● Data lines:
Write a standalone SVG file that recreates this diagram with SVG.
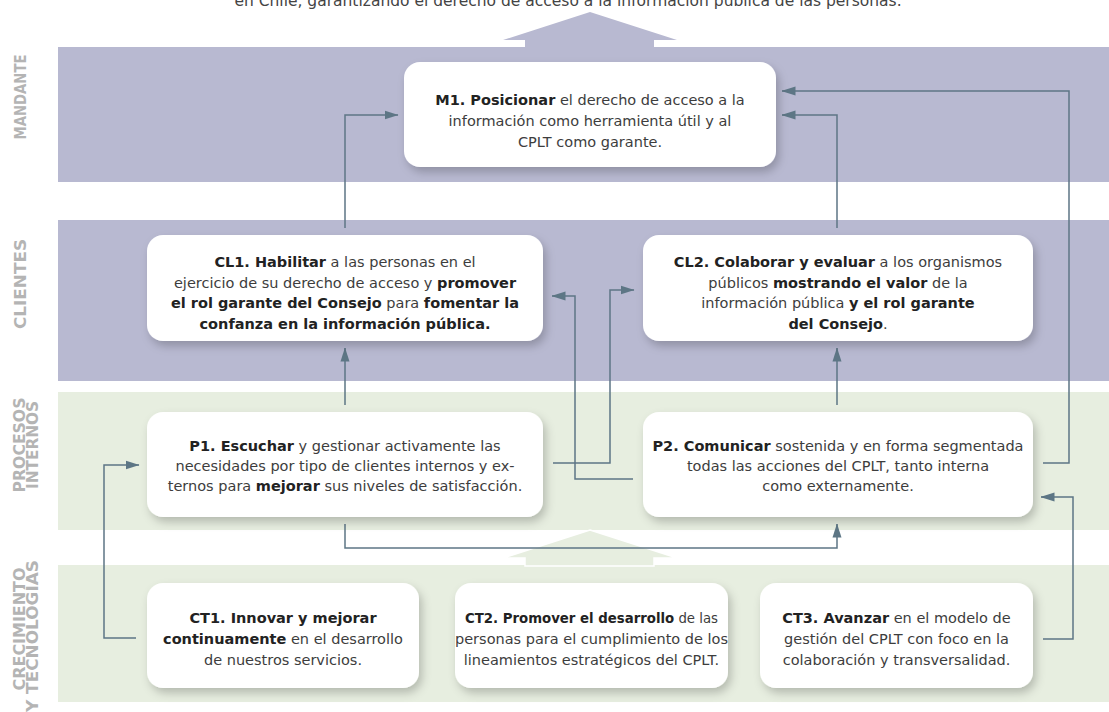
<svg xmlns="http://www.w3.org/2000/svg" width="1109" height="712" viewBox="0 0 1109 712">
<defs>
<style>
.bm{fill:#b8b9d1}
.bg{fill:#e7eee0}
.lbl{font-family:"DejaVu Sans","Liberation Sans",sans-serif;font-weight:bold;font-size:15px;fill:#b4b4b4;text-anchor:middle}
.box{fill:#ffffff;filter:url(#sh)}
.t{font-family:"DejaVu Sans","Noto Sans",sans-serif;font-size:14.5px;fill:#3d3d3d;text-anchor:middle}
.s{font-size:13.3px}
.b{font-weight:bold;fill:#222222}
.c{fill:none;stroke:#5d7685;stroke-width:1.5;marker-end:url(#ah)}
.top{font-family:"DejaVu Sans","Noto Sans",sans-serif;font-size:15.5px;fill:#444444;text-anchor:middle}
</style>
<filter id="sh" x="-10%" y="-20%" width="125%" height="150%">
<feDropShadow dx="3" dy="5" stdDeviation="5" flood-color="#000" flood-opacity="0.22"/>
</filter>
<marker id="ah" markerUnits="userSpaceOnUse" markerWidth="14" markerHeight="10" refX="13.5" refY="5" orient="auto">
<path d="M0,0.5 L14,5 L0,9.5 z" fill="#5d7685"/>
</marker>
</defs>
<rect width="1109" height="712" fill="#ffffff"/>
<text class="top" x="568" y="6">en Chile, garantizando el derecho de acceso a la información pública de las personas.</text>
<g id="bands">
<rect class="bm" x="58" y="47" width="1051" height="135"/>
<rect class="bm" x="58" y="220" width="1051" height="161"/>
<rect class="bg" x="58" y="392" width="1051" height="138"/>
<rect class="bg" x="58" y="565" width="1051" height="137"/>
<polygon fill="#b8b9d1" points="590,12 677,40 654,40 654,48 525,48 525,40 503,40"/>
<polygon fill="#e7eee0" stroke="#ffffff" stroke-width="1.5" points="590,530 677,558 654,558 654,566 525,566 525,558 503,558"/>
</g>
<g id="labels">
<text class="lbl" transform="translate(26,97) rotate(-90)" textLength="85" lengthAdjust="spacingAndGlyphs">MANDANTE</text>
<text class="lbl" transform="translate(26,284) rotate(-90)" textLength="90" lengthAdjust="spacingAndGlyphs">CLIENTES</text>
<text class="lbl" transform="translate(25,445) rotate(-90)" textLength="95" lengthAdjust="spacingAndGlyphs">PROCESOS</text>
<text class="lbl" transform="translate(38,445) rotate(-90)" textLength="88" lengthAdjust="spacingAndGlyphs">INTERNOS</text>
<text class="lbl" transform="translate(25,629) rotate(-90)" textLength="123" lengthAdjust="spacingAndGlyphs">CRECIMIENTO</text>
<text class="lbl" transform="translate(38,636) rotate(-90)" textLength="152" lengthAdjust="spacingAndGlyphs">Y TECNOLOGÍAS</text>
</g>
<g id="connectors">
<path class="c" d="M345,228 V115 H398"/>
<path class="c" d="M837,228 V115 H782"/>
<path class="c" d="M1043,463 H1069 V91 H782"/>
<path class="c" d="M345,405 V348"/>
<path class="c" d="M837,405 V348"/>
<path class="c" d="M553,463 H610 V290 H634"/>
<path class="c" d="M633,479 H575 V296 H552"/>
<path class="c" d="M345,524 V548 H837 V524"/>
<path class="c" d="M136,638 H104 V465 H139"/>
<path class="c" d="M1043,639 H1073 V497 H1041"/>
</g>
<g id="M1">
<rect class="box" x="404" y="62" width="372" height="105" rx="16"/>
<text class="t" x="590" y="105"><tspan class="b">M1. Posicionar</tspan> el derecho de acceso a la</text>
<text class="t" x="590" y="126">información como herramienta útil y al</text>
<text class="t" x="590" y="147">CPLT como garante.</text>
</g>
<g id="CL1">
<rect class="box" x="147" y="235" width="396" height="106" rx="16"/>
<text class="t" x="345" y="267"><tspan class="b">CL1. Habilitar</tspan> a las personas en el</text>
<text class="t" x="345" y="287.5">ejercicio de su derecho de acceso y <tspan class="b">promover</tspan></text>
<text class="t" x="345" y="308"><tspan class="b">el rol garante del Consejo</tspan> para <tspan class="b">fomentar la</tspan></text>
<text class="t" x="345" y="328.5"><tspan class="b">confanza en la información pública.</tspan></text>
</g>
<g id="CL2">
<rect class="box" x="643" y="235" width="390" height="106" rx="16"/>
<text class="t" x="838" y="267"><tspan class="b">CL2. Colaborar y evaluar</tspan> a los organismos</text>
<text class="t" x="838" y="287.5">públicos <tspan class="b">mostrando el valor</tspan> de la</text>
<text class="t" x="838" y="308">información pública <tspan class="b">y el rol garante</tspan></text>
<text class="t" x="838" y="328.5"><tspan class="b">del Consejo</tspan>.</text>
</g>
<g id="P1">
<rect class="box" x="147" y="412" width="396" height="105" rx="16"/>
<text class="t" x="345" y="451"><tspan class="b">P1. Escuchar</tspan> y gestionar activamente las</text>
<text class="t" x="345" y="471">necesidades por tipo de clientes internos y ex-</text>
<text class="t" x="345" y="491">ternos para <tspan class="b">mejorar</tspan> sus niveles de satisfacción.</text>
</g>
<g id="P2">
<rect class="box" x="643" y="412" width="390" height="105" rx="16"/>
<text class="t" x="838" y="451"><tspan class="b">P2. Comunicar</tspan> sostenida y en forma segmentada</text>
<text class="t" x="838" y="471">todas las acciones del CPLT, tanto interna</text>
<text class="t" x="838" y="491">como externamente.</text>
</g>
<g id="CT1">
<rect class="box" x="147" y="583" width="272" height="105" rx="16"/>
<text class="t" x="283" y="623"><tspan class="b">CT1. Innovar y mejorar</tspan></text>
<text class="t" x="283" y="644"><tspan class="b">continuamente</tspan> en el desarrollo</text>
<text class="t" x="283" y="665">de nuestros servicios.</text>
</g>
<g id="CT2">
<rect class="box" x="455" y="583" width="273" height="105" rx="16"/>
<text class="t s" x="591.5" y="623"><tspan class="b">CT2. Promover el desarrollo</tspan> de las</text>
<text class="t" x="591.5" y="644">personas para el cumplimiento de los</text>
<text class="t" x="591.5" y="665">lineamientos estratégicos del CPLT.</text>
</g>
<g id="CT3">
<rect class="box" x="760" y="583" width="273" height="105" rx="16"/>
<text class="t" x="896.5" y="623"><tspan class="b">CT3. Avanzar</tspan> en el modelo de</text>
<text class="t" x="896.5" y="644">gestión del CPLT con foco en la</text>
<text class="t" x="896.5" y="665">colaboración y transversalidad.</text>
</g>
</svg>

==

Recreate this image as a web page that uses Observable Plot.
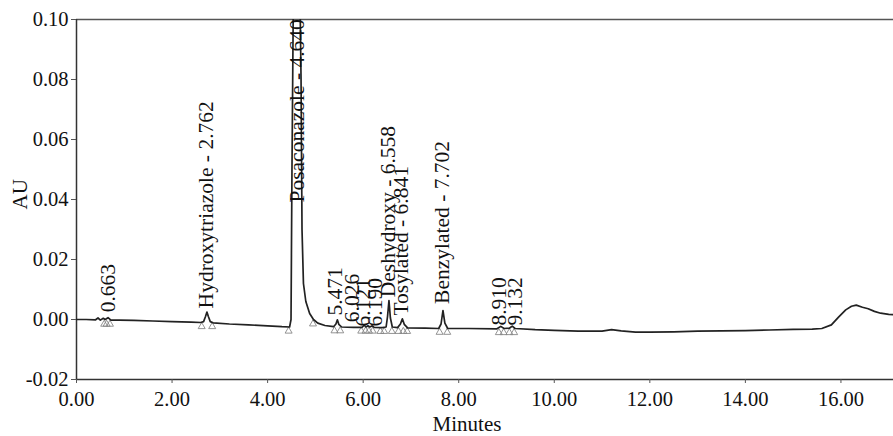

---

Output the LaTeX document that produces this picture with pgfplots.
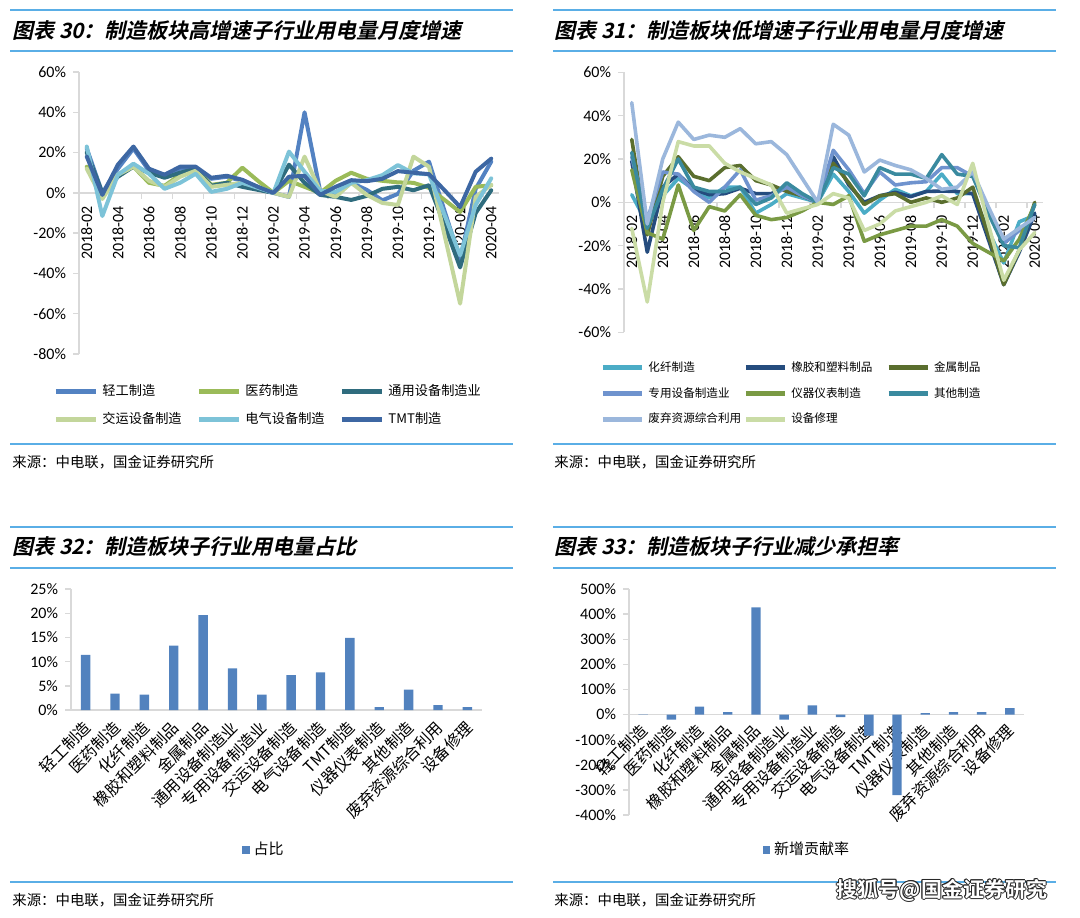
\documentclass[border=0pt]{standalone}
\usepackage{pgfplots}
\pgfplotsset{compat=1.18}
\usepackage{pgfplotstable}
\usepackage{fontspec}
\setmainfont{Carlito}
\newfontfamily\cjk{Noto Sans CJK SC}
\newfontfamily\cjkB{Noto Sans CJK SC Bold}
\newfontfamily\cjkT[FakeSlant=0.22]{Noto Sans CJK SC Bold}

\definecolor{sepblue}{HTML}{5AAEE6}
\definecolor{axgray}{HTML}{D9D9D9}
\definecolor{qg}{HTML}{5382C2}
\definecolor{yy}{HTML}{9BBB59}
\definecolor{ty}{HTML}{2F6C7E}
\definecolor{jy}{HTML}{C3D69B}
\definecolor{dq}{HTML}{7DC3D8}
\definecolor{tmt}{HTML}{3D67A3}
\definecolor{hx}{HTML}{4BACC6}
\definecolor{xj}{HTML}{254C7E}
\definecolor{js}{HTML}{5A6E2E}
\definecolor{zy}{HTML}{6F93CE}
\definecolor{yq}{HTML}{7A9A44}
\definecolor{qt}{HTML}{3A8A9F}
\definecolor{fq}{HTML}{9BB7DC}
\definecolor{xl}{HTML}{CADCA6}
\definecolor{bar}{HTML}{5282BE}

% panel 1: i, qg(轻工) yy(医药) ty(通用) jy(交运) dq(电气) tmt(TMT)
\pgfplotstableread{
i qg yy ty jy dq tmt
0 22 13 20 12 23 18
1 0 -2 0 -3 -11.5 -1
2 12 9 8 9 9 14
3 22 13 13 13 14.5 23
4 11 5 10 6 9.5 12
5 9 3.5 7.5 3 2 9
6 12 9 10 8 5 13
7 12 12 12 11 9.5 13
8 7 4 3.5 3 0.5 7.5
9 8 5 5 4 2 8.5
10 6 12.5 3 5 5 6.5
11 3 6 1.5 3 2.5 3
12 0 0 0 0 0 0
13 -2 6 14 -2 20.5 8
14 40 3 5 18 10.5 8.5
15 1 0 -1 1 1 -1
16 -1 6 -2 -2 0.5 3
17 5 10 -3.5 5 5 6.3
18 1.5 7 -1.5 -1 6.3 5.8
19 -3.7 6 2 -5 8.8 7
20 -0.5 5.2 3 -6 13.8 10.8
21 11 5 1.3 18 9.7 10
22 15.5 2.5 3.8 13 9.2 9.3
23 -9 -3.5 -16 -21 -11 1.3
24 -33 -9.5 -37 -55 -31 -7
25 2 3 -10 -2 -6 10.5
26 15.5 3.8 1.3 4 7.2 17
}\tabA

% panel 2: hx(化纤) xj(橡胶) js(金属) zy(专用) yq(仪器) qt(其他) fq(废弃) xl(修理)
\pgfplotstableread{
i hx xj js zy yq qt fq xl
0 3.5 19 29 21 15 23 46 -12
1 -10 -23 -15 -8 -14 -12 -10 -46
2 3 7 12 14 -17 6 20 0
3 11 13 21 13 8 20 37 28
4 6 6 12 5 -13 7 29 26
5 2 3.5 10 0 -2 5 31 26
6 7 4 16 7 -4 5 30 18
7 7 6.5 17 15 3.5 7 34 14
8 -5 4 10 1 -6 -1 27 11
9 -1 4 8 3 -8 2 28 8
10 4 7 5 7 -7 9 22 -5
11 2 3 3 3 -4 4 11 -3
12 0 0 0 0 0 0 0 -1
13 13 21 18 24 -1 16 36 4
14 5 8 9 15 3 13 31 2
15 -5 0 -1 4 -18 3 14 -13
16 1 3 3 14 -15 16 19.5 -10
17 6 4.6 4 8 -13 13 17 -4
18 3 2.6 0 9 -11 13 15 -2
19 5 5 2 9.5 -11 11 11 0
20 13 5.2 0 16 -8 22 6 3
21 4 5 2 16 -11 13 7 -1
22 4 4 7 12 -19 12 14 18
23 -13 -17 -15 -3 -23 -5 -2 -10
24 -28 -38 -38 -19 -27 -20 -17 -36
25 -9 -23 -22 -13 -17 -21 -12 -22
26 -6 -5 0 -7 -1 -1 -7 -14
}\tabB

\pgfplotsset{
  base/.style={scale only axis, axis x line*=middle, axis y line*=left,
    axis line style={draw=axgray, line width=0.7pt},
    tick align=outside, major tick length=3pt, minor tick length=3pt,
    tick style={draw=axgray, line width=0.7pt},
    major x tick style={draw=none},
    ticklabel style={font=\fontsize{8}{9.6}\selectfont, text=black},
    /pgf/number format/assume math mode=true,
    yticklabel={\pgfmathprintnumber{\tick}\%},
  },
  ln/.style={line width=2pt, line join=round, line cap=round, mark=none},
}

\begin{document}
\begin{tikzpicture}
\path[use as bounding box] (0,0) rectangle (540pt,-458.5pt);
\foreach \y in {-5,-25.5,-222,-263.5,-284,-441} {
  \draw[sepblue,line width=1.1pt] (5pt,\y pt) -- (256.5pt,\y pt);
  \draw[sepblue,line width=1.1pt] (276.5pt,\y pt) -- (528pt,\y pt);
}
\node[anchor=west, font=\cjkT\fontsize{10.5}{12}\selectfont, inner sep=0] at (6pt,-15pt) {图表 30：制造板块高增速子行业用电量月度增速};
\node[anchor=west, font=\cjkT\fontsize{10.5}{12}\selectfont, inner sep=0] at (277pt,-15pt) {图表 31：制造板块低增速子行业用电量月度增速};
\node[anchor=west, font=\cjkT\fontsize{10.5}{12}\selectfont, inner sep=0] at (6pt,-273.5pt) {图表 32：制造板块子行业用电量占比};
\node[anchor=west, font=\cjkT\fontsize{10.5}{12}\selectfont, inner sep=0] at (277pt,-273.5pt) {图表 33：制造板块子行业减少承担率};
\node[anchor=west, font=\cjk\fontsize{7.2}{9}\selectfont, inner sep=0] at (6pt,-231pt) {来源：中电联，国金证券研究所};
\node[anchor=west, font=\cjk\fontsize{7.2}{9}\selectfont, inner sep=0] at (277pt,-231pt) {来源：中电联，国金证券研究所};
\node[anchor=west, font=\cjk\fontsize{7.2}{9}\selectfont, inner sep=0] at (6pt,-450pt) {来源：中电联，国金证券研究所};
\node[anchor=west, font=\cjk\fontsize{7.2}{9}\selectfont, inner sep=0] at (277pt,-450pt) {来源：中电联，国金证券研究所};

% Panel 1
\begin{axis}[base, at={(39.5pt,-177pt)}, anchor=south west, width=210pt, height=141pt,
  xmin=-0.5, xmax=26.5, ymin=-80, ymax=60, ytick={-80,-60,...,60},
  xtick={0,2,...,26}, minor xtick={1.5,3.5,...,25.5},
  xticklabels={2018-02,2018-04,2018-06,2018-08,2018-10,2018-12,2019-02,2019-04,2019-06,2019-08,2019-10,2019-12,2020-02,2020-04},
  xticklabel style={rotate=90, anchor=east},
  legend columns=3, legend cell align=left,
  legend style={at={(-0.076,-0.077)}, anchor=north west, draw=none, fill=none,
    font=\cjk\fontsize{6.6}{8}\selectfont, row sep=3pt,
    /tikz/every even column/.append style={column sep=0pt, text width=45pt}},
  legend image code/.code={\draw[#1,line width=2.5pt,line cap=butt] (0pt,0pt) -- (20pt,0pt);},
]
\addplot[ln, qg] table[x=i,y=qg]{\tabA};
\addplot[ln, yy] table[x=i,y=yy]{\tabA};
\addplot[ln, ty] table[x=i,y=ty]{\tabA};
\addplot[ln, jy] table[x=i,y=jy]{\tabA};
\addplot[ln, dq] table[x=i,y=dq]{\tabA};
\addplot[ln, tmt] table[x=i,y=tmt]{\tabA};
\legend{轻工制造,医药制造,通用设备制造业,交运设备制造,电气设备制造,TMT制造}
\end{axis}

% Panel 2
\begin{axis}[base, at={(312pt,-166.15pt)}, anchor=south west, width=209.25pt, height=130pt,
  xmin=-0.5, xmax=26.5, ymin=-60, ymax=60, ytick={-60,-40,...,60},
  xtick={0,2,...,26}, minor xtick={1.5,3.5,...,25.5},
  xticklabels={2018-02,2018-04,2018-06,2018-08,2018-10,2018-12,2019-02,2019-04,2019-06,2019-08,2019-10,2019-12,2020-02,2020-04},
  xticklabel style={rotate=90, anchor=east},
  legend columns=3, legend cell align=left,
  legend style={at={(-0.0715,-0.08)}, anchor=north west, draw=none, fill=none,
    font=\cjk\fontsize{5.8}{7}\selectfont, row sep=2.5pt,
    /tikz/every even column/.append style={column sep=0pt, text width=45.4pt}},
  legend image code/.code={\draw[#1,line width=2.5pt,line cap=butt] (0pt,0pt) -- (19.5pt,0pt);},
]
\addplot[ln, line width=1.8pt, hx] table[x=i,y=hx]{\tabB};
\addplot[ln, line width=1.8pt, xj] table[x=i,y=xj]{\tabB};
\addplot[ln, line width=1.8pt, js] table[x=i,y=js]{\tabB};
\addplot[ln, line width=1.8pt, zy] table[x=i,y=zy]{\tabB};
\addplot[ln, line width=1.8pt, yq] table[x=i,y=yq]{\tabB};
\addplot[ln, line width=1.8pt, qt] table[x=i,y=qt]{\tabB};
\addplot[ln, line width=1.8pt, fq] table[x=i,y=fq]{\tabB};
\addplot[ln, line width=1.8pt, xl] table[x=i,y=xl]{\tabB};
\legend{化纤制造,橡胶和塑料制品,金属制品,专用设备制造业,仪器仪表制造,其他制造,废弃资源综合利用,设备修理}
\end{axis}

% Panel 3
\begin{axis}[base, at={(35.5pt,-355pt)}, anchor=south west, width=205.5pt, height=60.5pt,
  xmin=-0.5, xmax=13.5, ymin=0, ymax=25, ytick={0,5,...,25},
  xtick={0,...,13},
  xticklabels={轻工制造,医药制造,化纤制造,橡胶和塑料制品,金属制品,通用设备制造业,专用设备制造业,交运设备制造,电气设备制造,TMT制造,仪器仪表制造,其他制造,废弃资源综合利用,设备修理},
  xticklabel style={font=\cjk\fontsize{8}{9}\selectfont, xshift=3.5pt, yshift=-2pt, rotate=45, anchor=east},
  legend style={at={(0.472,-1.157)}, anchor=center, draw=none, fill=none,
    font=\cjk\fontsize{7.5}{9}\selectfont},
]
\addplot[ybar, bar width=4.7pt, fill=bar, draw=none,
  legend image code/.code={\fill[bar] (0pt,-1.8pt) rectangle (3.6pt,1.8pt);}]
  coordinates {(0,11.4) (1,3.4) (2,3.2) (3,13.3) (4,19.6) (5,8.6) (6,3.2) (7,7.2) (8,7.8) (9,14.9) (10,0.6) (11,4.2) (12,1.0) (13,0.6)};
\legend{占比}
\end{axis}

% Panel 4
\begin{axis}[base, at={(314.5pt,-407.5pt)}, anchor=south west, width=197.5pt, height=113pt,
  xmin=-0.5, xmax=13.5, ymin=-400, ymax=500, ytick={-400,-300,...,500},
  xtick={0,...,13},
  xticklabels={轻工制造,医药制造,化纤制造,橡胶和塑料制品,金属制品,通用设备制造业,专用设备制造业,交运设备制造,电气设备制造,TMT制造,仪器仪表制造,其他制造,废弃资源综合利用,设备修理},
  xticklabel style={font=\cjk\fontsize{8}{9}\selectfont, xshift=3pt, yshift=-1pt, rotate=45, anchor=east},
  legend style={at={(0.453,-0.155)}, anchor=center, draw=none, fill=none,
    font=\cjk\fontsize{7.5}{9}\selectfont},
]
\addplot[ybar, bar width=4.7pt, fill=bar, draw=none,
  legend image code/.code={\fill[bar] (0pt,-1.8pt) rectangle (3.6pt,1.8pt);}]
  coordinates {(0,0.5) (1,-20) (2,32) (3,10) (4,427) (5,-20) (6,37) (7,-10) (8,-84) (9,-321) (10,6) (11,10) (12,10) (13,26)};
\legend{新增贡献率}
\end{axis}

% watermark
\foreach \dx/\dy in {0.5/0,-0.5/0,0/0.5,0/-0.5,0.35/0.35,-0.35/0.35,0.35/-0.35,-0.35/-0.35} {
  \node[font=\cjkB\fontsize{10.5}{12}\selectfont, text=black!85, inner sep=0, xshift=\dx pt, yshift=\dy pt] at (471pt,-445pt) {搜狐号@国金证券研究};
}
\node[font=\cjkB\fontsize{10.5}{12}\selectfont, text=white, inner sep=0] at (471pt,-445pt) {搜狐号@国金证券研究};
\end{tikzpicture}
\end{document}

● Goal: Copy each line from the records above that includes the string "image".

● Solution to this problem:
Recreate this image as a web page that uses Observable Plot.
  legend image code/.code={\draw[#1,line width=2.5pt,line cap=butt] (0pt,0pt) -- (20pt,0pt);},
  legend image code/.code={\draw[#1,line width=2.5pt,line cap=butt] (0pt,0pt) -- (19.5pt,0pt);},
  legend image code/.code={\fill[bar] (0pt,-1.8pt) rectangle (3.6pt,1.8pt);}]
  legend image code/.code={\fill[bar] (0pt,-1.8pt) rectangle (3.6pt,1.8pt);}]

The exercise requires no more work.